Summarizing Data
Sample Table
We'll use the films table for the examples:
id | title | release_year | country | duration | language | certification | gross | budget |
---|---|---|---|---|---|---|---|---|
1 | Inception | 2010 | USA | 148 | English | PG-13 | 829895144 | 160000000 |
2 | Parasite | 2019 | South Korea | 132 | Korean | R | 257590152 | 11400000 |
3 | The Godfather | 1972 | USA | 175 | English | R | 246120986 | 6000000 |
4 | Amélie | 2001 | France | 122 | French | R | 174200000 | 10000000 |
5 | Coco | 2017 | USA | 105 | Spanish | PG | 807082196 | 175000000 |
Aggregate Functions
There are aggregate functions that allow us to perform calculations on a set of values. These functions include finding the average, sum, minimum, and maximum of a specified field. Aggregate functions follow the SELECT
keyword, similar to COUNT
.
- Average: Finds the mean value.
- Sum: Adds up all the values.
- Minimum: Finds the smallest value.
- Maximum: Finds the largest value.
Examples for Aggregate Functions
-
To find the average budget of the films in the table:
SELECT AVG(budget) AS average_budget
FROM films;Output:
average_budget 60000000 -
To sum up the total gross revenue from all films:
SELECT SUM(gross) AS total_gross
FROM films;Output:
total_gross 1310799482
MIN
and MAX
Functions
The MIN
function returns the lowest value, and the MAX
function returns the highest value in a specified field.

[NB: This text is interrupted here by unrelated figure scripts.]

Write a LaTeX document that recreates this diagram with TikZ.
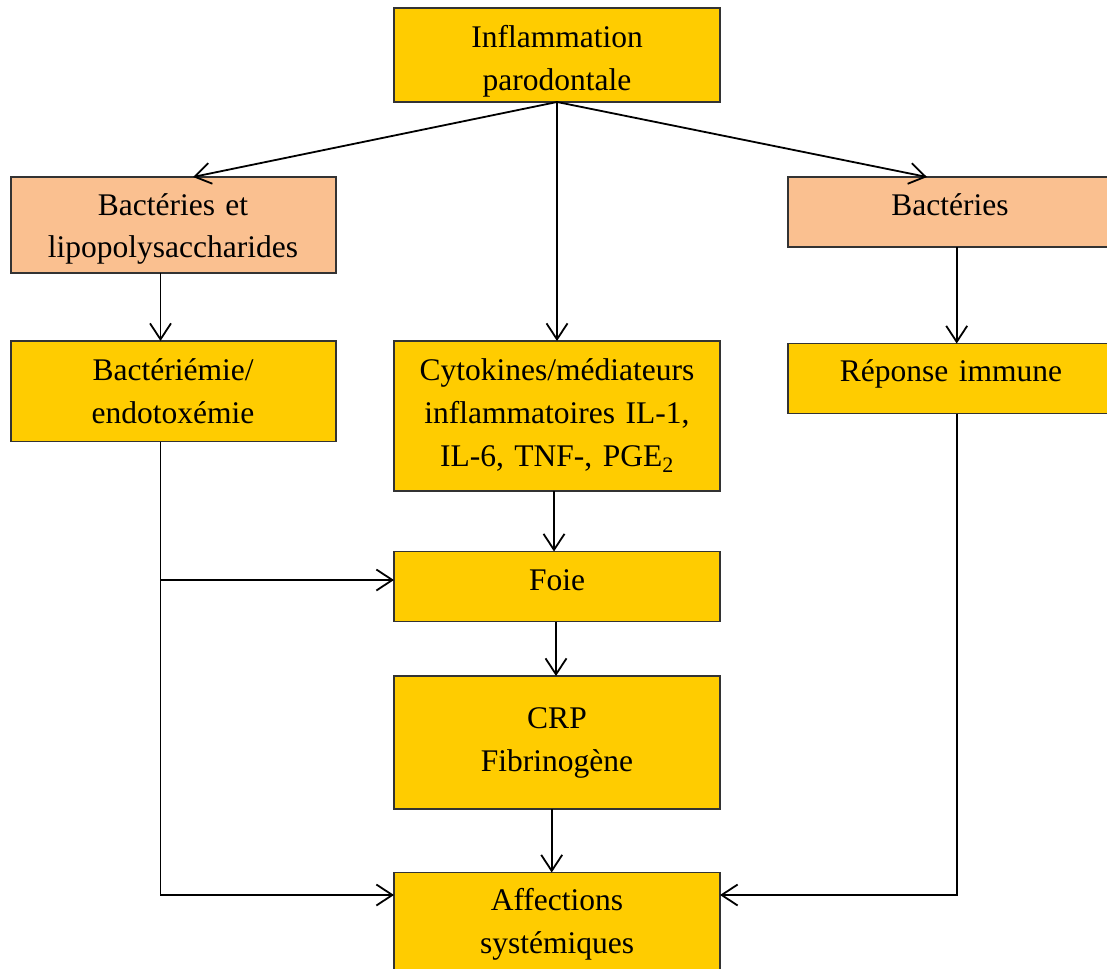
\documentclass[tikz,border=0pt]{standalone}
\usepackage{fontspec}
\setmainfont{Liberation Serif}
\usetikzlibrary{arrows.meta}
\definecolor{gold}{HTML}{FFCC00}
\definecolor{peach}{HTML}{FAC090}
\definecolor{edge}{HTML}{333333}
\tikzset{
  box/.style={draw=edge, line width=1.2pt, inner sep=0pt, outer sep=0pt},
  ybox/.style={box, fill=gold},
  pbox/.style={box, fill=peach},
  txt/.style={inner sep=0pt, text width=320pt, align=center,
    font=\fontsize{31.5}{43}\selectfont, anchor=base},
  arr/.style={draw=black, line width=1.8pt,
    -{Straight Barb[length=16pt,width=21pt,line width=1.8pt]}}
}
\begin{document}
\begin{tikzpicture}[x=1pt,y=-1pt]
\useasboundingbox (0,0) rectangle (1107,968);
\clip (0,0) rectangle (1107,968);

% boxes
\node[ybox, minimum width=326pt, minimum height=94pt] (top) at (557,55) {};
\node[pbox, minimum width=325pt, minimum height=96pt] (blps) at (173.5,225) {};
\node[pbox, minimum width=324pt, minimum height=70pt] (bact) at (950,212) {};
\node[ybox, minimum width=325pt, minimum height=100.5pt] (bem) at (173.5,391.25) {};
\node[ybox, minimum width=326pt, minimum height=150pt] (cyto) at (557,416) {};
\node[ybox, minimum width=324pt, minimum height=70pt] (rep) at (950,378.5) {};
\node[ybox, minimum width=326pt, minimum height=70pt] (foie) at (557,586.5) {};
\node[ybox, minimum width=326pt, minimum height=133pt] (crp) at (557,742.5) {};
\node[ybox, minimum width=326pt, minimum height=128pt] (aff) at (557,936.5) {};

% labels
\node[txt] (ttop) at (557,48) {Inflammation\\parodontale};
\node[txt] (tblps) at (173,215) {Bactéries et\\lipopolysaccharides};
\node[txt] (tbact) at (950,215) {Bactéries};
\node[txt] (tbem) at (173,380) {Bactériémie/\\endotoxémie};
\node[txt] (tcyto) at (557,380) {Cytokines/médiateurs\\inflammatoires IL-1,\\IL-6, TNF-, PGE\textsubscript{2}};
\node[txt] (trep) at (951,381.5) {Réponse immune};
\node[txt] (tfoie) at (557,590) {Foie};
\node[txt] (tcrp) at (557,728) {CRP\\Fibrinogène};
\node[txt] (taff) at (557,910) {Affections\\systémiques};

% connectors
\draw[arr] (top.south) -- ([xshift=19.5pt]blps.north);
\draw[arr] (top.south) -- ([xshift=-23pt]bact.north);
\draw[arr] (top.south) -- (cyto.north);
\draw[arr] ([xshift=-13pt]blps.south) -- ([xshift=-13pt]bem.north);
\draw[arr] ([xshift=6.7pt]bact.south) -- ([xshift=6.7pt]rep.north);
\draw[arr] ([xshift=-3pt]cyto.south) -- ([xshift=-3pt]foie.north);
\draw[arr] ([xshift=-1pt]foie.south) -- ([xshift=-1pt]crp.north);
\draw[arr] ([xshift=-5.3pt]crp.south) -- ([xshift=-5.3pt]aff.north);
\coordinate (lx) at ([xshift=-13pt]bem.south);
\draw[arr] (lx) |- ([yshift=-22.5pt]aff.north west);
\draw[arr] ([yshift=6.5pt]foie.west -| lx) -- ([yshift=6.5pt]foie.west);
\draw[arr] ([xshift=6.7pt]rep.south) |- ([yshift=-22.5pt]aff.north east);
\end{tikzpicture}
\end{document}
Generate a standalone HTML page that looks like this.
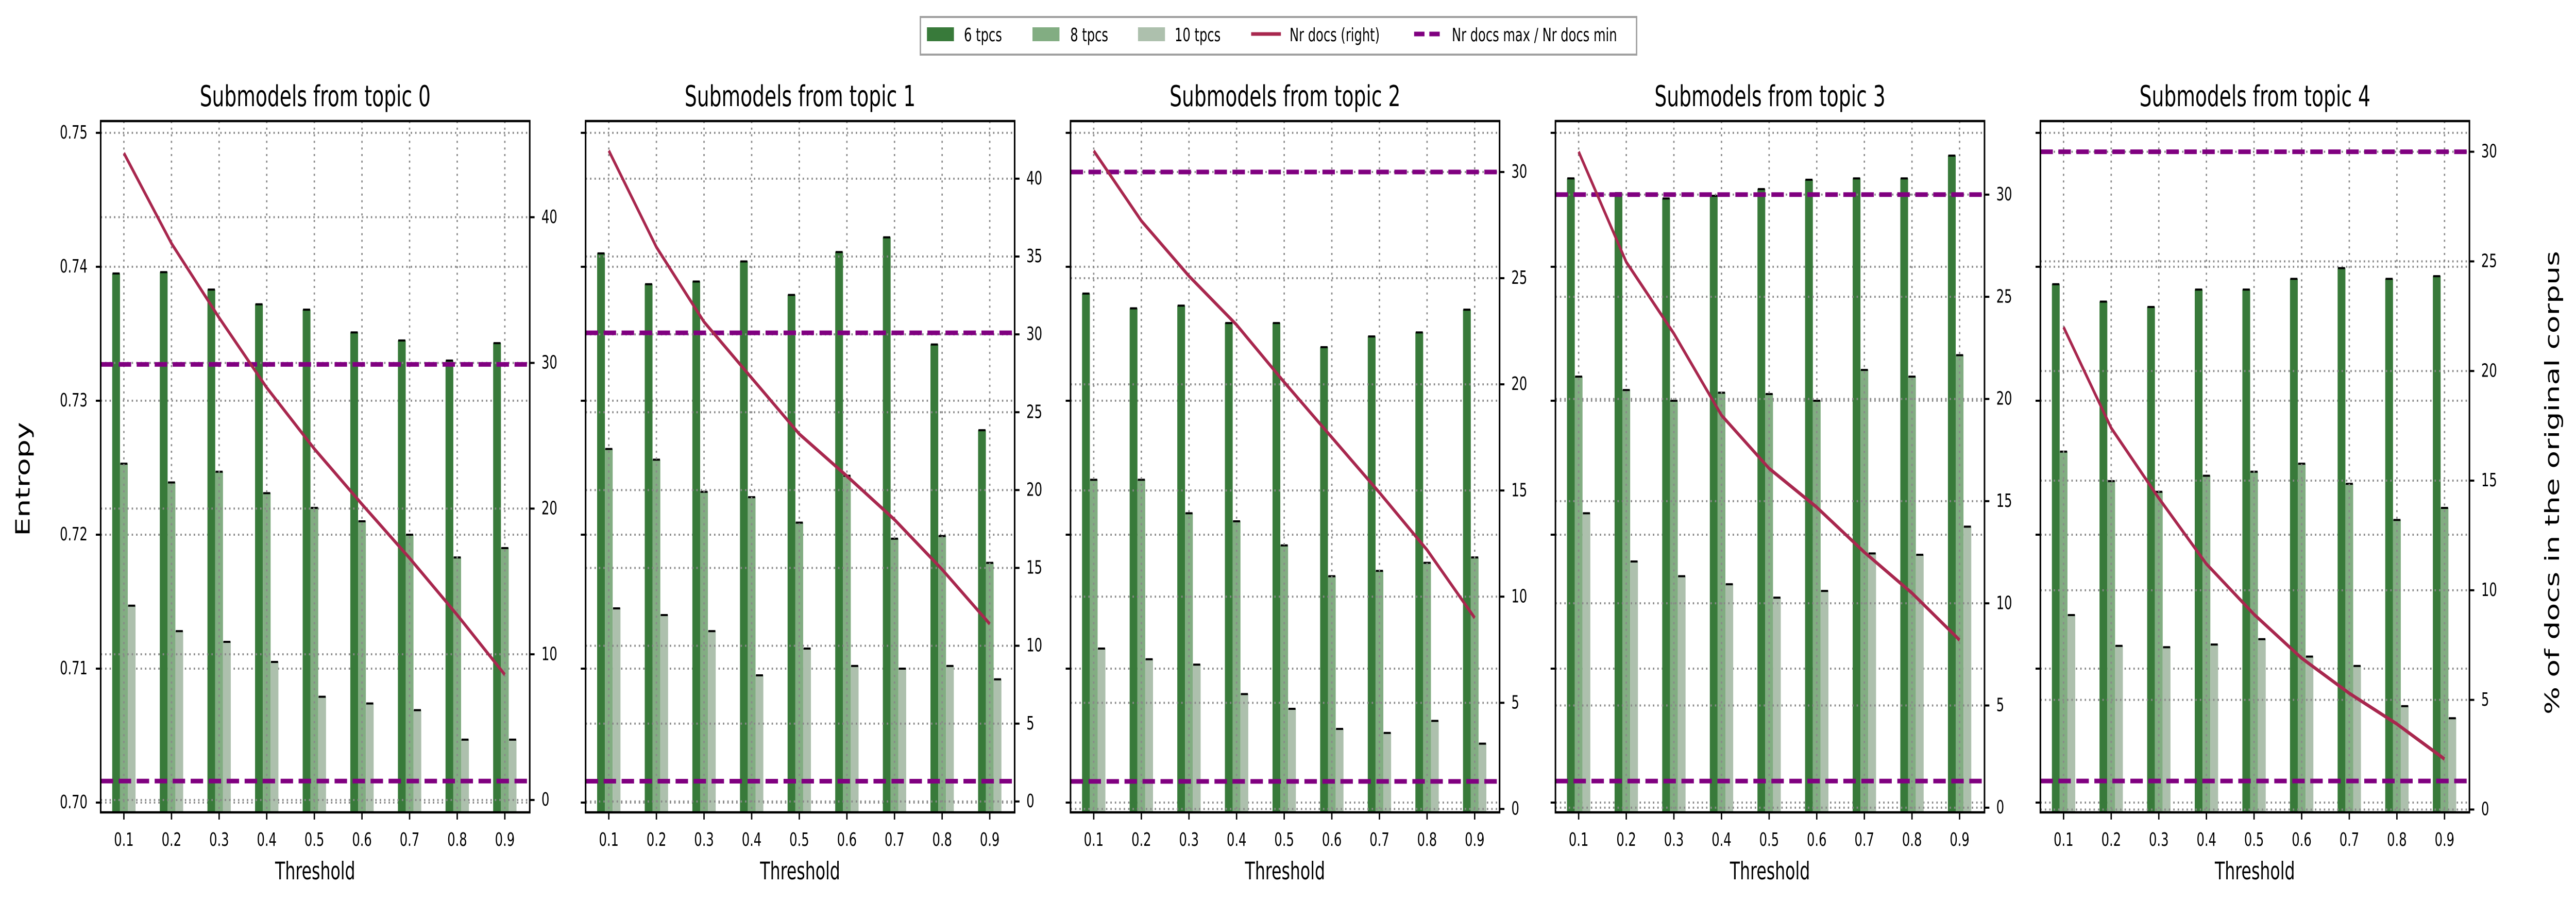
<!DOCTYPE html>
<html><head><meta charset="utf-8">
<style>
html,body{margin:0;padding:0;background:#fff;overflow:hidden;width:100%;height:100%;}
svg{display:block;width:100vw;height:100vh;font-family:"DejaVu Sans","Liberation Sans",sans-serif;}
</style></head>
<body>
<svg id="chart" xmlns="http://www.w3.org/2000/svg" viewBox="0 0 7445 1751" preserveAspectRatio="none">
<rect x="0" y="0" width="7445" height="1751" fill="#fff"/>
<g>
  <rect x="2660" y="33" width="2070" height="73" fill="#fff" stroke="#a0a0a0" stroke-width="4"/>
  <rect x="2679" y="53" width="78" height="27" fill="#387a3a"/>
  <text x="2786" y="80" font-size="36">6 tpcs</text>
  <rect x="2984" y="53" width="78" height="27" fill="#82ad82"/>
  <text x="3093" y="80" font-size="36">8 tpcs</text>
  <rect x="3289" y="53" width="78" height="27" fill="#adc0ad"/>
  <text x="3395" y="80" font-size="36">10 tpcs</text>
  <line x1="3616" y1="66" x2="3702" y2="66" stroke="#a8274e" stroke-width="7"/>
  <text x="3727" y="80" font-size="36">Nr docs (right)</text>
  <line x1="4087" y1="66" x2="4161" y2="66" stroke="#800080" stroke-width="9" stroke-dasharray="30,14"/>
  <text x="4196" y="80" font-size="36">Nr docs max / Nr docs min</text>
</g>
<text x="67" y="930" font-size="57" text-anchor="middle" dominant-baseline="central" transform="rotate(-90 67 930)">Entropy</text>
<text x="7377" y="937" font-size="57" text-anchor="middle" dominant-baseline="central" transform="rotate(-90 7377 937)">% of docs in the original corpus</text>
</svg>
<script>
const thresholds = [0.1,0.2,0.3,0.4,0.5,0.6,0.7,0.8,0.9];
const thresholdLabels = ["0.1","0.2","0.3","0.4","0.5","0.6","0.7","0.8","0.9"];
const topicTitles = ["Submodels from topic 0","Submodels from topic 1","Submodels from topic 2","Submodels from topic 3","Submodels from topic 4"];
const entropy6 = [
  [0.7395,0.7396,0.7383,0.7372,0.7368,0.7351,0.7345,0.7330,0.7343],
  [0.7410,0.7387,0.7389,0.7404,0.7379,0.7411,0.7422,0.7342,0.7278],
  [0.7380,0.7369,0.7371,0.7358,0.7358,0.7340,0.7348,0.7351,0.7368],
  [0.7466,0.7455,0.7451,0.7453,0.7458,0.7465,0.7466,0.7466,0.7483],
  [0.7387,0.7374,0.7370,0.7383,0.7383,0.7391,0.7399,0.7391,0.7393]
];
const entropy8 = [
  [0.7253,0.7239,0.7247,0.7231,0.7220,0.7210,0.7200,0.7183,0.7190],
  [0.7264,0.7256,0.7232,0.7228,0.7209,0.7244,0.7197,0.7199,0.7179],
  [0.7241,0.7241,0.7216,0.7210,0.7192,0.7169,0.7173,0.7179,0.7183],
  [0.7318,0.7308,0.7300,0.7306,0.7305,0.7300,0.7323,0.7318,0.7334],
  [0.7262,0.7240,0.7232,0.7244,0.7247,0.7253,0.7238,0.7211,0.7220]
];
const entropy10 = [
  [0.7147,0.7128,0.7120,0.7105,0.7079,0.7074,0.7069,0.7047,0.7047],
  [0.7145,0.7140,0.7128,0.7095,0.7115,0.7102,0.7100,0.7102,0.7092],
  [0.7115,0.7107,0.7103,0.7081,0.7070,0.7055,0.7052,0.7061,0.7044],
  [0.7216,0.7180,0.7169,0.7163,0.7153,0.7158,0.7186,0.7185,0.7206],
  [0.7140,0.7117,0.7116,0.7118,0.7122,0.7109,0.7102,0.7072,0.7063]
];
const nrDocs = [
  [44.4,38.2,33.1,28.3,24.1,20.3,16.6,12.7,8.6],
  [41.8,35.6,30.8,27.2,23.6,20.9,18.1,14.9,11.4],
  [31.0,27.7,25.1,22.8,20.1,17.5,14.9,12.2,9.0],
  [32.1,26.7,23.2,19.2,16.6,14.7,12.5,10.5,8.2],
  [22.0,17.4,14.2,11.2,8.9,6.9,5.3,3.9,2.3]
];
const nrDocsMax = [29.9,30.1,30.0,30.0,30.0];
const nrDocsMin = [1.3,1.3,1.3,1.3,1.3];
const rightMin = [-0.85,-0.7,-0.16,-0.23,-0.13];
const rightMax = [46.6,43.7,32.4,33.6,31.4];
const rightTicks = [
  [0,10,20,30,40],
  [0,5,10,15,20,25,30,35,40],
  [0,5,10,15,20,25,30],
  [0,5,10,15,20,25,30],
  [0,5,10,15,20,25,30]
];
const leftTicks = [0.70,0.71,0.72,0.73,0.74,0.75];
const leftTickLabels = ["0.70","0.71","0.72","0.73","0.74","0.75"];

const NS = "http://www.w3.org/2000/svg";
const svg = document.getElementById('chart');
function mk(tag, attrs, parent){
  const e = document.createElementNS(NS, tag);
  for (const k in attrs) e.setAttribute(k, attrs[k]);
  (parent||svg).appendChild(e);
  return e;
}
const Y_TOP = 235, Y_BOT = 1577, PW = 1240;
const X_MIN = 0.0513, X_MAX = 0.9523;
const L_MIN = 0.69927, L_MAX = 0.75088;
const BAR_W = 22.5;
const GRID = {stroke:"#888888","stroke-width":4,"stroke-dasharray":"4,8.8"};

for (let p = 0; p < 5; p++) {
  const x0 = 291 + 1401.5 * p;
  const xs = t => x0 + (t - X_MIN) / (X_MAX - X_MIN) * PW;
  const yl = v => Y_BOT - (v - L_MIN) / (L_MAX - L_MIN) * (Y_BOT - Y_TOP);
  const yr = v => Y_BOT - (v - rightMin[p]) / (rightMax[p] - rightMin[p]) * (Y_BOT - Y_TOP);

  const g = mk('g', {});
  
  

  const clipId = 'clip' + p;
  const cp = mk('clipPath', {id: clipId}, g);
  mk('rect', {x: x0, y: Y_TOP, width: PW, height: Y_BOT - Y_TOP}, cp);

  leftTicks.forEach(v => {
    const l = mk('line', Object.assign({x1: x0, x2: x0 + PW, y1: yl(v), y2: yl(v)}, GRID), g);
    
    
  });

  const series = [entropy6[p], entropy8[p], entropy10[p]];
  const colors = ["#387a3a", "#82ad82", "#adc0ad"];
  const names = ["bar-6tpcs", "bar-8tpcs", "bar-10tpcs"];
  const bg = mk('g', {'clip-path': 'url(#' + clipId + ')'}, g);
  for (let s = 0; s < 3; s++) {
    thresholds.forEach((t, i) => {
      const cx = xs(t) + (s - 1) * BAR_W;
      const top = yl(series[s][i]);
      const r = mk('rect', {x: cx - BAR_W / 2, y: top, width: BAR_W, height: Y_BOT - top, fill: colors[s]}, bg);
      
      
      const c = mk('line', {x1: cx - BAR_W / 2 + 1, x2: cx + BAR_W / 2 - 1, y1: top, y2: top, stroke: "#000", "stroke-width": 4}, bg);
      
      
    });
  }

  thresholds.forEach(t => {
    const l = mk('line', Object.assign({x1: xs(t), x2: xs(t), y1: Y_TOP, y2: Y_BOT}, GRID), g);
    
    
  });
  rightTicks[p].forEach(v => {
    const l = mk('line', Object.assign({x1: x0, x2: x0 + PW, y1: yr(v), y2: yr(v)}, GRID), g);
    
    
  });

  [nrDocsMax[p], nrDocsMin[p]].forEach((v, k) => {
    const l = mk('line', {x1: x0, x2: x0 + PW, y1: yr(v), y2: yr(v), stroke: "#800080", "stroke-width": 9, "stroke-dasharray": "36,16"}, g);
    
    
  });

  const pts = thresholds.map((t, i) => xs(t) + ',' + yr(nrDocs[p][i])).join(' ');
  const pl = mk('polyline', {points: pts, fill: "none", stroke: "#a8274e", "stroke-width": 7, "stroke-linejoin": "round"}, g);
  
  

  const sp = mk('rect', {x: x0, y: Y_TOP, width: PW, height: Y_BOT - Y_TOP, fill: "none", stroke: "#000", "stroke-width": 4.5}, g);
  
  

  thresholds.forEach((t, i) => {
    mk('line', {x1: xs(t), x2: xs(t), y1: Y_BOT, y2: Y_BOT + 14, stroke: "#000", "stroke-width": 4}, g);
    const tx = mk('text', {x: xs(t), y: 1642, "font-size": 36, "text-anchor": "middle"}, g);
    tx.textContent = thresholdLabels[i];
    
    
  });
  const xl = mk('text', {x: x0 + PW / 2, y: 1707, "font-size": 47, "text-anchor": "middle"}, g);
  xl.textContent = "Threshold";
  
  

  leftTicks.forEach((v, i) => {
    mk('line', {x1: x0 - 14, x2: x0, y1: yl(v), y2: yl(v), stroke: "#000", "stroke-width": 4}, g);
    if (p === 0) {
      const tx = mk('text', {x: x0 - 38, y: yl(v), "font-size": 36, "text-anchor": "end", "dominant-baseline": "central"}, g);
      tx.textContent = leftTickLabels[i];
      
      
    }
  });

  rightTicks[p].forEach(v => {
    mk('line', {x1: x0 + PW, x2: x0 + PW + 14, y1: yr(v), y2: yr(v), stroke: "#000", "stroke-width": 4}, g);
    const tx = mk('text', {x: x0 + PW + 34, y: yr(v), "font-size": 36, "dominant-baseline": "central"}, g);
    tx.textContent = String(v);
    
    
  });

  const tt = mk('text', {x: x0 + PW / 2, y: 206, "font-size": 56, "text-anchor": "middle"}, g);
  tt.textContent = topicTitles[p];
  
  
}
</script>
</body></html>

Example: To determine the minimum and maximum budgets:
SELECT MIN(budget) AS minimum_budget, MAX(budget) AS maximum_budget
FROM films;
Output:
minimum_budget | maximum_budget |
---|---|
10000000 | 175000000 |
Non-Numerical Data
Although some aggregate functions are mathematical, many can be used with non-numerical fields. COUNT, MIN, and MAX work well with strings and dates.
To discover the film titles that come first and last alphabetically:
SELECT MIN(title) AS first_title, MAX(title) AS last_title
FROM films;
Output:
first_title | last_title |
---|---|
Amélie | The Godfather |
Aliasing for Clarity
When using aggregate functions, it’s best practice to alias your results for clarity. This helps make your code more readable.
SELECT MIN(release_year) AS earliest_release_year, MAX(release_year) AS latest_release_year
FROM films;
Output:
earliest_release_year | latest_release_year |
---|---|
1972 | 2019 |
Combining WHERE
with Aggregate Functions
Using the WHERE
clause with aggregate functions helps refine data analysis by applying conditions before aggregation. The WHERE
clause filters records, while aggregate functions summarize the filtered results.
Examples for Aggregate + WHERE
-
Average Budget for Movies Released in 2010 or Later
SELECT AVG(budget) AS avg_budget_2010_or_later
FROM films
WHERE release_year >= 2010;Output:
avg_budget_2010_or_later 85400000 -
Total Budget of Movies Released in 2010
SELECT SUM(budget) AS total_budget_2010
FROM films
WHERE release_year = 2010;Output:
total_budget_2010 160000000 -
Smallest Budget of Movies Released in 2010
SELECT MIN(budget) AS min_budget_2010
FROM films
WHERE release_year = 2010;Output:
min_budget_2010 160000000 -
Highest Budget and Count of Movies Released in 2010
SELECT MAX(budget) AS max_budget_2010,
COUNT(budget) AS count_budgets_2010
FROM films
WHERE release_year = 2010;Output:
max_budget_2010 count_budgets_2010 160000000 1
Using ROUND for Precision
The ROUND()
function is used to round numerical values to a specified number of decimal places. This is particularly useful for financial data where precision is required.
-
Average Budget Rounded to Two Decimal Places
SELECT ROUND(AVG(budget), 2) AS avg_budget_rounded
FROM films
WHERE release_year >= 2010;Output:
avg_budget_rounded 85400000.00 -
Budget Rounded to Whole Numbers
SELECT ROUND(AVG(budget)) AS avg_budget_whole
FROM films
WHERE release_year >= 2010;Output:
avg_budget_whole 85400000 -
Rounding to the Hundred Thousand
SELECT ROUND(AVG(budget), -5) AS avg_budget_hundred_thousand
FROM films
WHERE release_year >= 2010;Output:
avg_budget_hundred_thousand 85000000